8.  You can now set a value for the custom property, and again the View Script button will show you the PowerShell script to perform the action.

9.  Now select the properties of a host group, select the Custom Properties area, and click Manage Custom Properties. The custom property you already created is available. Add it to the assigned properties and enter a value.

10.In the same host group properties dialog is the Placement Rules page, which allows you to select custom properties. It also shows you how the custom property must/should relate to the host, as shown in Figure 7.38.

11.Click OK to all dialogs.


Figure 7.38 Setting a placement rule for a host group

The Bottom Line

1.  Understand the quorum model used in Windows Server 2012 R12. Windows Server 2012 R2 removes all the previous different models that were based on how votes were allocated and the type of quorum resource. In Windows Server 2012 R2, each node has a vote and a witness is always configured, but it's only used when required. Windows Server 2012 introduced dynamic quorum, which helps ensure that clusters stay running for as long as possible as nodes' votes are removed from quorum because the nodes are unavailable. Windows Server 2012 R2 added dynamic witness to change the vote of the witness resource based on if there are an odd or even number of nodes in the cluster.

2.  Identify the types of mobility available with Hyper-V.

Mobility focuses on the ability to move virtual machines between Hyper-V hosts. Virtual machines within a cluster can be live migrated between any node very efficiently since all nodes have access to the same storage, allowing only the memory and state to be copied between the nodes. Windows Server 2012 introduced the ability to move the storage of a virtual machine with no downtime, which when combined with Live Migration enables a Shared Nothing Live Migration capability that means a virtual machine can be moved between any two Hyper-V hosts without the need for shared storage or a cluster, with no downtime to the virtual machine.

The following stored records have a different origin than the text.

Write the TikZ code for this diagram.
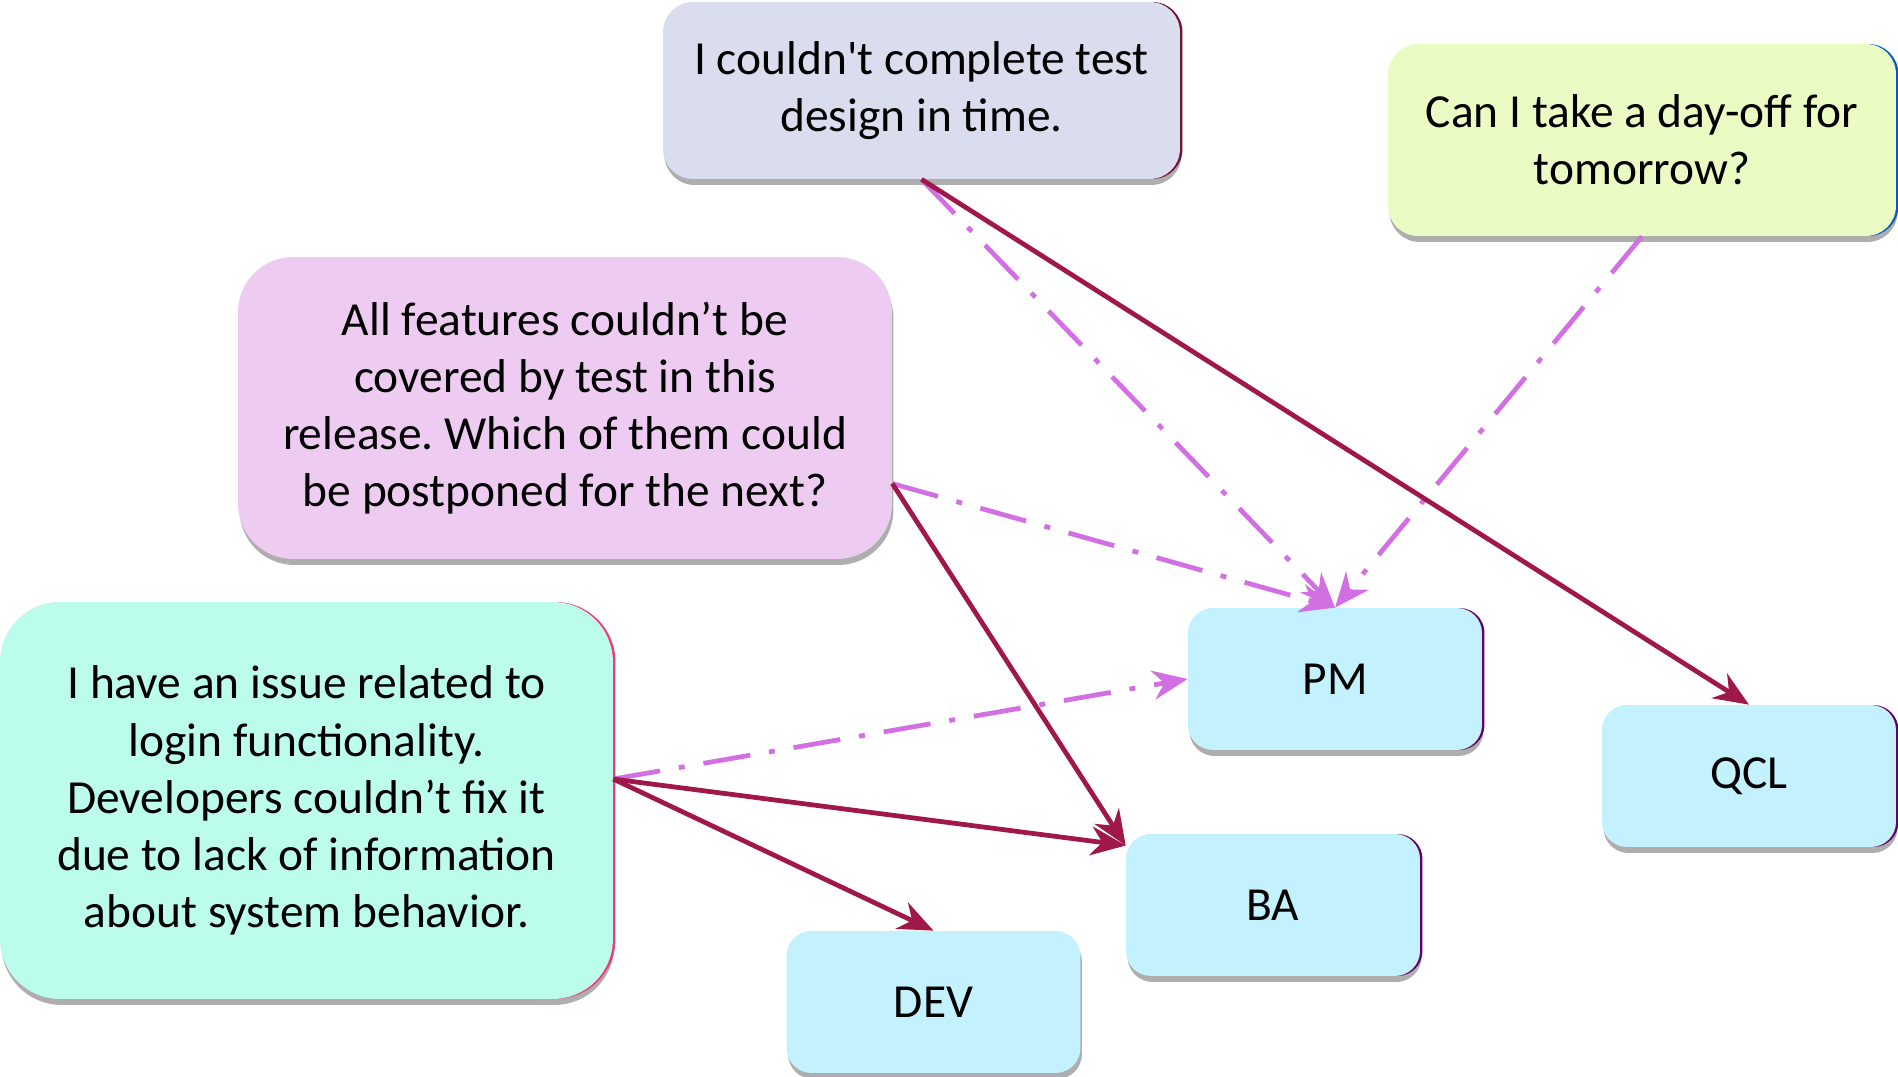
\documentclass[tikz,border=0pt]{standalone}
\usepackage{fontspec}
\setmainfont{Carlito}
\usepackage{xcolor}
\usepackage{tikz}
\usetikzlibrary{arrows.meta}
\usetikzlibrary{shadows}
\frenchspacing

\definecolor{lateblue}{HTML}{DADDEE}
\definecolor{dayoffgreen}{HTML}{EAFCC4}
\definecolor{scopepink}{HTML}{EECCF2}
\definecolor{issueteal}{HTML}{BBFCEC}
\definecolor{roleblue}{HTML}{C3F1FD}
\definecolor{asksviolet}{HTML}{D26FE2}
\definecolor{sendsred}{HTML}{A0174A}

\tikzset{
  bubble/.style={rounded corners=#1, align=center, inner sep=0pt,
    font=\fontsize{27}{32.5}\selectfont,
    drop shadow={shadow xshift=0.03cm, shadow yshift=-0.12cm, fill=black!70, opacity=0.45}},
  rim/.style={general shadow={shadow xshift=0.05cm, shadow yshift=0cm, fill=#1}},
  role/.style={bubble=0.5cm, fill=roleblue, minimum width=5.88cm, minimum height=2.84cm},
  sends/.style={-{Stealth[length=0.7cm,width=0.58cm]}, line width=0.095cm, draw=sendsred},
  asks/.style={-{Stealth[length=0.7cm,width=0.58cm]}, line width=0.095cm, draw=asksviolet,
    dash pattern=on 0.95cm off 0.38cm on 0.12cm off 0.38cm},
}

\begin{document}
\begin{tikzpicture}[x=0.02cm, y=-0.02cm]
    \useasboundingbox (0,0) rectangle (1898,1077);

    % Questions
    \node[bubble=0.6cm, fill=lateblue, rim=sendsred!70!black, minimum width=10.34cm, minimum height=3.54cm]
        (late) at (921.5,90.5) {I couldn\textquotesingle t complete test\\design in time.};
    \node[bubble=0.6cm, fill=dayoffgreen, rim=blue!55!cyan!80!black, minimum width=10.16cm, minimum height=3.84cm]
        (dayoff) at (1642,140) {Can I take a day-off for\\tomorrow?};
    \node[bubble=1.1cm, fill=scopepink, minimum width=13.08cm, minimum height=6.04cm]
        (scope) at (565,408) {All features couldn’t be\\covered by test in this\\release. Which of them could\\be postponed for the next?};
    \node[bubble=1.2cm, fill=issueteal, rim=magenta!60!red!80, minimum width=12.26cm, minimum height=7.94cm]
        (issue) at (306.5,800.5) {I have an issue related to\\login functionality.\\Developers couldn’t fix it\\due to lack of information\\about system behavior.};

    % Roles
    \node[role, rim=violet!80!black] (pm) at (1335,679) {PM};
    \node[role, rim=violet!80!black] (qcl) at (1749,776) {QCL};
    \node[role, rim=violet!80!black] (ba) at (1273,905) {BA};
    \node[role] (dev) at (933.5,1002) {DEV};

    % Dash-dot arrows to PM
    \draw[asks] (late.south) -- (pm.north);
    \draw[asks] (dayoff.south) -- (pm.north);
    \draw[asks] (scope.-13.75) -- (pm.north);
    \draw[asks] (issue.4.75) -- (pm.west);

    % Solid arrows
    \draw[sends] (late.south) -- (qcl.north);
    \draw[sends] (scope.-13.75) -- (ba.158);
    \draw[sends] (issue.4.75) -- (ba.158);
    \draw[sends] (issue.4.75) -- (dev.north);
\end{tikzpicture}
\end{document}
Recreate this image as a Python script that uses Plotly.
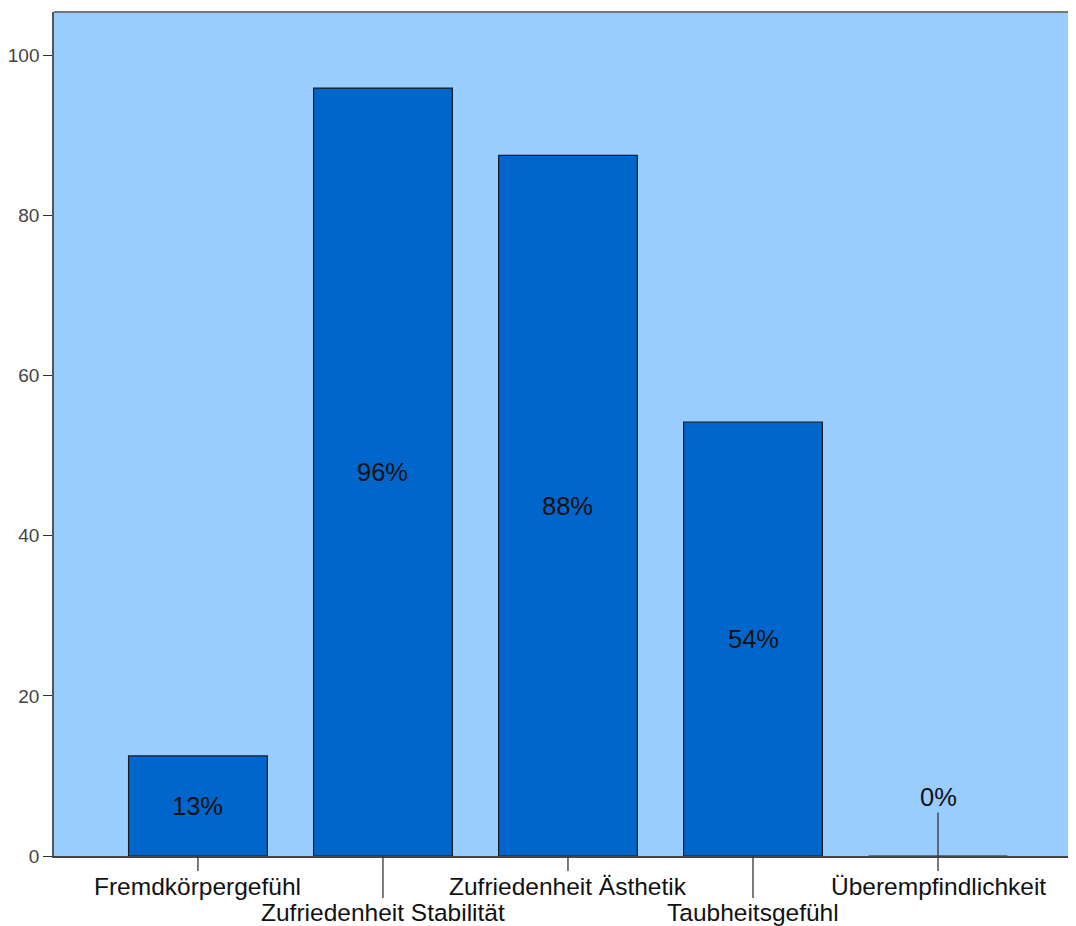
import plotly.graph_objects as go

categories = ["Fremdkörpergefühl", "Zufriedenheit Stabilität", "Zufriedenheit Ästhetik",
              "Taubheitsgefühl", "Überempfindlichkeit"]
values = [12.5, 95.9, 87.5, 54.2, 0.0]
value_labels = ["13%", "96%", "88%", "54%", "0%"]
y_ticks = [0, 20, 40, 60, 80, 100]

PLOT_H = 844.0
xs = list(range(len(categories)))
FONT = "Liberation Sans, Arial"

fig = go.Figure()
fig.add_trace(go.Bar(
    x=xs, y=values, width=0.75,
    marker=dict(color="#0066CC", line=dict(color="#1a1a1a", width=1.2)),
    hoverinfo="skip",
))

annotations = []
shapes = []
for i, (c, v, lab) in enumerate(zip(categories, values, value_labels)):
    row2 = (i % 2 == 1)
    tick_len = 42 if row2 else 15
    shapes.append(dict(type="line", xref="x", yref="paper", x0=i, x1=i,
                       y0=0, y1=-tick_len / PLOT_H,
                       line=dict(color="#333333", width=1.3)))
    annotations.append(dict(x=i, y=0, xref="x", yref="paper", text=c,
                            showarrow=False, yanchor="middle",
                            yshift=-56 if row2 else -30,
                            font=dict(family=FONT, size=24.5, color="#111111")))
    if v > 0:
        annotations.append(dict(x=i, y=v / 2, xref="x", yref="y", text=lab,
                                showarrow=False, yanchor="middle",
                                font=dict(family=FONT, size=25.5, color="#111111")))
    else:
        annotations.append(dict(x=i, y=0, xref="x", yref="y", text=lab,
                                showarrow=True, arrowhead=0, arrowwidth=1.3,
                                arrowcolor="#333333", ax=0, ay=-59, standoff=0,
                                font=dict(family=FONT, size=25.5, color="#111111")))

# top border
shapes.append(dict(type="line", xref="paper", yref="paper", x0=0, x1=1, y0=1, y1=1,
                   line=dict(color="#777777", width=2)))

# page body has an 8px margin: compensate so the plot lands where the reference has it
fig.update_layout(
    width=1076, height=918,
    margin=dict(l=46, r=0, t=4, b=70),
    plot_bgcolor="#99CCFF", paper_bgcolor="white",
    showlegend=False,
    annotations=annotations, shapes=shapes,
    xaxis=dict(range=[-0.778, 4.789], showticklabels=False, ticks="",
               showgrid=False, zeroline=False, showline=True,
               linecolor="#444444", linewidth=1.5),
    yaxis=dict(range=[0, 105.4], tickvals=y_ticks, ticks="outside", ticklen=9,
               tickcolor="#333333", tickwidth=1.3,
               tickfont=dict(family=FONT, size=19, color="#444444"),
               showgrid=False, zeroline=False, showline=True,
               linecolor="#555555", linewidth=1.5),
)

fig.write_html("out.html")
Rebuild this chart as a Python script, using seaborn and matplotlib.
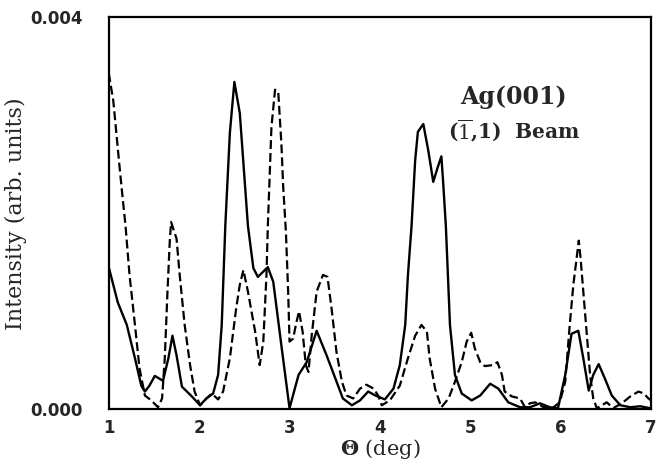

Shared Nothing Live Migration does not remove the need for failover clustering but provides the maximum flexibility possible, enabling virtual machines to be moved between stand-alone hosts, between clusters, and between stand-alone hosts and clusters.

1.  Master It Why is constrained delegation needed when using Shared Nothing Live Migration with remote management?

3.  Understand the best way to patch a cluster with minimal impact to workloads. All virtual machines in a cluster can run on any of the member nodes. That means before you patch and reboot a node, all virtual machines should be moved to other nodes using Live Migration, which removes any impact on the availability of the virtual machines. While the migration of virtual machines between nodes can be performed manually, Windows Server 2012 failover clustering provides Cluster Aware Updating, giving you a single-click ability to patch the entire cluster without any impact to virtual machines' availability. For pre–Windows Server 2012 clusters, SCVMM 2012 also provides an automated patching capability.